Aim. Return all of the data exactly as written, without the pictures.

Source excerpt.
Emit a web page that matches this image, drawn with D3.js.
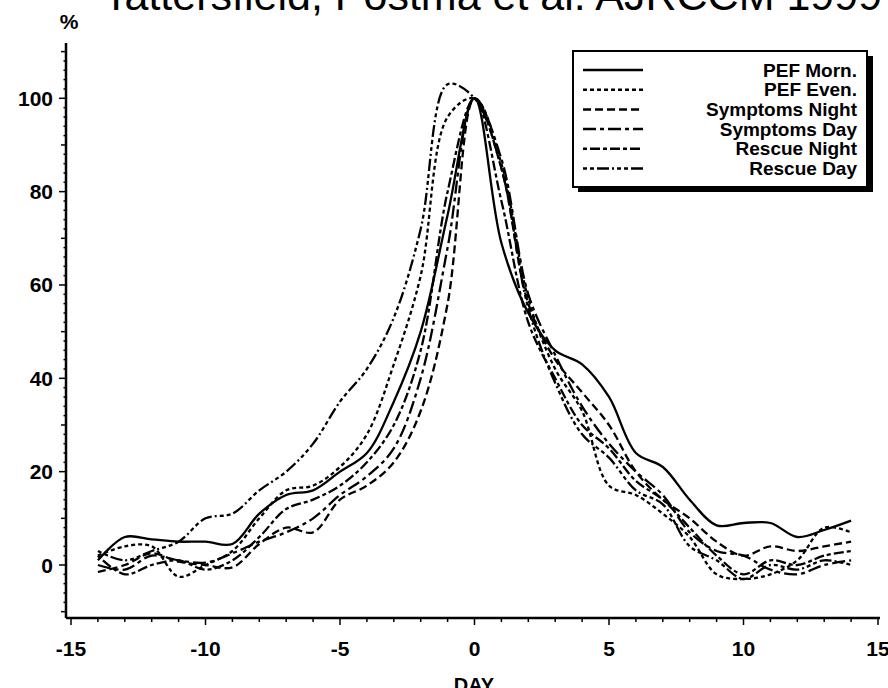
<!DOCTYPE html>
<html>
<head>
<meta charset="utf-8">
<script src="https://cdn.jsdelivr.net/npm/d3@7"></script>
<style>
  html, body { margin: 0; padding: 0; background: #fff; }
  svg { display: block; }
  text { font-family: "Liberation Sans", Arial, Helvetica, sans-serif; fill: #000; }
</style>
</head>
<body>
<svg id="chart" width="888" height="688"></svg>
<script>
// ---- data ----
const titleText = "Tattersfield, Postma et al. AJRCCM 1999";
const days = [-14,-13,-12,-11,-10,-9,-8,-7,-6,-5,-4,-3,-2,-1,0,1,2,3,4,5,6,7,8,9,10,11,12,13,14];
const pefMorn   = [1, 6, 5.5, 5, 5, 4.5, 11, 15, 16, 20, 24, 35, 50, 75, 100, 69, 54, 46, 43, 36, 24, 21, 14, 8.5, 9, 9, 6, 7.5, 9.5];
const pefEven   = [2, 4, 4, -2.5, 0, 3, 10, 16, 17, 21, 28, 43, 62, 96, 100, 86, 57, 42, 33, 17, 15, 11, 6, -2, -3, -2, 1, 8, 7];
const symNight  = [-1.5, 0, 2.5, 0.7, 0, -0.5, 4.5, 8, 7, 14, 17, 22, 33, 56, 100, 85, 56, 44, 37, 30, 20, 14, 10, 5, 2, 4, 3, 4, 5];
const symDay    = [0, -1, 2, 1, 0.5, 2.5, 5, 7, 10, 15, 19, 25, 40, 68, 100, 87, 58, 45, 34, 26, 20, 15, 7, 3, 2, -1, -2, 0, 1];
const resNight  = [2, -2, 0, 1, -1, 1, 6, 12, 14, 17, 22, 30, 46, 80, 100, 78, 52, 40, 30, 25, 18, 14, 8, 2, -2, 1, 0, 2, 3];
const resDay    = [3, 1, 3, 5, 10, 11, 16, 20, 26, 35, 42, 53, 72, 103, 100, 85, 55, 39, 28, 23, 16, 13, 4, 1, -3, 0, -1, 1, 0];
const seriesNames = ["PEF Morn.", "PEF Even.", "Symptoms Night", "Symptoms Day", "Rescue Night", "Rescue Day"];
const seriesValues = [pefMorn, pefEven, symNight, symDay, resNight, resDay];
const dashes = ["none", "4,3", "8,4", "13,4,4,4", "4,3,10,3", "4,3,4,3,12,3,2,3"];
const xTickLabels = [-15, -10, -5, 0, 5, 10, 15];
const yTickLabels = [0, 20, 40, 60, 80, 100];

// ---- layout ----
const svg = d3.select("#chart");
const x = d3.scaleLinear().domain([-15, 15]).range([71, 878]);
const y = d3.scaleLinear().domain([0, 100]).range([565, 98.3]);
const yMin = y.invert(618), yMax = y.invert(43);
const xLeft = 66, xRight = 880;

// title (top clipped)
svg.append("text").attr("x", 103).attr("y", 10)
  .attr("font-size", 43).attr("font-weight", "normal").text(titleText);

// % label
svg.append("text").attr("x", 69).attr("y", 29).attr("text-anchor", "middle")
  .attr("font-size", 21).attr("font-weight", "bold").text("%");

// y axis
const gy = svg.append("g");
gy.append("line").attr("x1", xLeft).attr("x2", xLeft).attr("y1", y(yMax)).attr("y2", y(yMin))
  .attr("stroke", "#000").attr("stroke-width", 2.5);
const yMinor = d3.range(-10, 112, 2);
gy.selectAll("line.t").data(yMinor).join("line").attr("class", "t")
  .attr("x1", xLeft).attr("x2", d => xLeft - (d % 20 === 0 ? 7 : d % 10 === 0 ? 5 : 2.5))
  .attr("y1", d => y(d)).attr("y2", d => y(d)).attr("stroke", "#000").attr("stroke-width", 1.5);
gy.selectAll("text").data(yTickLabels).join("text")
  .attr("x", 53).attr("y", d => y(d) + 7.5).attr("text-anchor", "end")
  .attr("font-size", 21).attr("font-weight", "bold").text(d => d);

// x axis
const gx = svg.append("g");
gx.append("line").attr("x1", xLeft).attr("x2", xRight).attr("y1", 618).attr("y2", 618)
  .attr("stroke", "#000").attr("stroke-width", 2.5);
const xMinor = d3.range(-15, 16, 1);
gx.selectAll("line.t").data(xMinor).join("line").attr("class", "t")
  .attr("x1", d => x(d)).attr("x2", d => x(d))
  .attr("y1", 618).attr("y2", d => 618 + (d % 5 === 0 ? 7 : 4))
  .attr("stroke", "#000").attr("stroke-width", 1.5);
gx.selectAll("text").data(xTickLabels).join("text")
  .attr("x", d => x(d)).attr("y", 656).attr("text-anchor", "middle")
  .attr("font-size", 21).attr("font-weight", "bold").text(d => (d < 0 ? "-" + Math.abs(d) : d));
svg.append("text").attr("x", 474).attr("y", 692).attr("text-anchor", "middle")
  .attr("font-size", 20).attr("font-weight", "bold").text("DAY");

// lines
const line = d3.line().x(d => x(d[0])).y(d => y(d[1])).curve(d3.curveCatmullRom.alpha(0.5));
seriesValues.forEach((vals, i) => {
  svg.append("path").datum(days.map((d, j) => [d, vals[j]]))
    .attr("d", line).attr("fill", "none").attr("stroke", "#000")
    .attr("stroke-width", 2.3).attr("stroke-dasharray", dashes[i])
    .attr("stroke-linejoin", "round");
});

// legend
const lg = svg.append("g");
lg.append("rect").attr("x", 578).attr("y", 56).attr("width", 295).attr("height", 136).attr("fill", "#000");
lg.append("rect").attr("x", 573).attr("y", 51).attr("width", 294).attr("height", 136)
  .attr("fill", "#fff").attr("stroke", "#000").attr("stroke-width", 2);
seriesNames.forEach((name, i) => {
  const ry = 70 + i * 19.7;
  lg.append("line").attr("x1", 583).attr("x2", 643).attr("y1", ry).attr("y2", ry)
    .attr("stroke", "#000").attr("stroke-width", 2.5).attr("stroke-dasharray", dashes[i]);
  lg.append("text").attr("x", 857).attr("y", ry + 6.5).attr("text-anchor", "end")
    .attr("font-size", 19).attr("font-weight", "bold").text(name);
});
</script>
</body>
</html>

Task answer.
Emit a web page that matches this image, drawn with D3.js.
<!DOCTYPE html>
<html>
<head>
<meta charset="utf-8">
<script src="https://cdn.jsdelivr.net/npm/d3@7"></script>
<style>
  html, body { margin: 0; padding: 0; background: #fff; }
  svg { display: block; }
  text { font-family: "Liberation Sans", Arial, Helvetica, sans-serif; fill: #000; }
</style>
</head>
<body>
<svg id="chart" width="888" height="688"></svg>
<script>
// ---- data ----
const titleText = "Tattersfield, Postma et al. AJRCCM 1999";
const days = [-14,-13,-12,-11,-10,-9,-8,-7,-6,-5,-4,-3,-2,-1,0,1,2,3,4,5,6,7,8,9,10,11,12,13,14];
const pefMorn   = [1, 6, 5.5, 5, 5, 4.5, 11, 15, 16, 20, 24, 35, 50, 75, 100, 69, 54, 46, 43, 36, 24, 21, 14, 8.5, 9, 9, 6, 7.5, 9.5];
const pefEven   = [2, 4, 4, -2.5, 0, 3, 10, 16, 17, 21, 28, 43, 62, 96, 100, 86, 57, 42, 33, 17, 15, 11, 6, -2, -3, -2, 1, 8, 7];
const symNight  = [-1.5, 0, 2.5, 0.7, 0, -0.5, 4.5, 8, 7, 14, 17, 22, 33, 56, 100, 85, 56, 44, 37, 30, 20, 14, 10, 5, 2, 4, 3, 4, 5];
const symDay    = [0, -1, 2, 1, 0.5, 2.5, 5, 7, 10, 15, 19, 25, 40, 68, 100, 87, 58, 45, 34, 26, 20, 15, 7, 3, 2, -1, -2, 0, 1];
const resNight  = [2, -2, 0, 1, -1, 1, 6, 12, 14, 17, 22, 30, 46, 80, 100, 78, 52, 40, 30, 25, 18, 14, 8, 2, -2, 1, 0, 2, 3];
const resDay    = [3, 1, 3, 5, 10, 11, 16, 20, 26, 35, 42, 53, 72, 103, 100, 85, 55, 39, 28, 23, 16, 13, 4, 1, -3, 0, -1, 1, 0];
const seriesNames = ["PEF Morn.", "PEF Even.", "Symptoms Night", "Symptoms Day", "Rescue Night", "Rescue Day"];
const seriesValues = [pefMorn, pefEven, symNight, symDay, resNight, resDay];
const dashes = ["none", "4,3", "8,4", "13,4,4,4", "4,3,10,3", "4,3,4,3,12,3,2,3"];
const xTickLabels = [-15, -10, -5, 0, 5, 10, 15];
const yTickLabels = [0, 20, 40, 60, 80, 100];

// ---- layout ----
const svg = d3.select("#chart");
const x = d3.scaleLinear().domain([-15, 15]).range([71, 878]);
const y = d3.scaleLinear().domain([0, 100]).range([565, 98.3]);
const yMin = y.invert(618), yMax = y.invert(43);
const xLeft = 66, xRight = 880;

// title (top clipped)
svg.append("text").attr("x", 103).attr("y", 10)
  .attr("font-size", 43).attr("font-weight", "normal").text(titleText);

// % label
svg.append("text").attr("x", 69).attr("y", 29).attr("text-anchor", "middle")
  .attr("font-size", 21).attr("font-weight", "bold").text("%");

// y axis
const gy = svg.append("g");
gy.append("line").attr("x1", xLeft).attr("x2", xLeft).attr("y1", y(yMax)).attr("y2", y(yMin))
  .attr("stroke", "#000").attr("stroke-width", 2.5);
const yMinor = d3.range(-10, 112, 2);
gy.selectAll("line.t").data(yMinor).join("line").attr("class", "t")
  .attr("x1", xLeft).attr("x2", d => xLeft - (d % 20 === 0 ? 7 : d % 10 === 0 ? 5 : 2.5))
  .attr("y1", d => y(d)).attr("y2", d => y(d)).attr("stroke", "#000").attr("stroke-width", 1.5);
gy.selectAll("text").data(yTickLabels).join("text")
  .attr("x", 53).attr("y", d => y(d) + 7.5).attr("text-anchor", "end")
  .attr("font-size", 21).attr("font-weight", "bold").text(d => d);

// x axis
const gx = svg.append("g");
gx.append("line").attr("x1", xLeft).attr("x2", xRight).attr("y1", 618).attr("y2", 618)
  .attr("stroke", "#000").attr("stroke-width", 2.5);
const xMinor = d3.range(-15, 16, 1);
gx.selectAll("line.t").data(xMinor).join("line").attr("class", "t")
  .attr("x1", d => x(d)).attr("x2", d => x(d))
  .attr("y1", 618).attr("y2", d => 618 + (d % 5 === 0 ? 7 : 4))
  .attr("stroke", "#000").attr("stroke-width", 1.5);
gx.selectAll("text").data(xTickLabels).join("text")
  .attr("x", d => x(d)).attr("y", 656).attr("text-anchor", "middle")
  .attr("font-size", 21).attr("font-weight", "bold").text(d => (d < 0 ? "-" + Math.abs(d) : d));
svg.append("text").attr("x", 474).attr("y", 692).attr("text-anchor", "middle")
  .attr("font-size", 20).attr("font-weight", "bold").text("DAY");

// lines
const line = d3.line().x(d => x(d[0])).y(d => y(d[1])).curve(d3.curveCatmullRom.alpha(0.5));
seriesValues.forEach((vals, i) => {
  svg.append("path").datum(days.map((d, j) => [d, vals[j]]))
    .attr("d", line).attr("fill", "none").attr("stroke", "#000")
    .attr("stroke-width", 2.3).attr("stroke-dasharray", dashes[i])
    .attr("stroke-linejoin", "round");
});

// legend
const lg = svg.append("g");
lg.append("rect").attr("x", 578).attr("y", 56).attr("width", 295).attr("height", 136).attr("fill", "#000");
lg.append("rect").attr("x", 573).attr("y", 51).attr("width", 294).attr("height", 136)
  .attr("fill", "#fff").attr("stroke", "#000").attr("stroke-width", 2);
seriesNames.forEach((name, i) => {
  const ry = 70 + i * 19.7;
  lg.append("line").attr("x1", 583).attr("x2", 643).attr("y1", ry).attr("y2", ry)
    .attr("stroke", "#000").attr("stroke-width", 2.5).attr("stroke-dasharray", dashes[i]);
  lg.append("text").attr("x", 857).attr("y", ry + 6.5).attr("text-anchor", "end")
    .attr("font-size", 19).attr("font-weight", "bold").text(name);
});
</script>
</body>
</html>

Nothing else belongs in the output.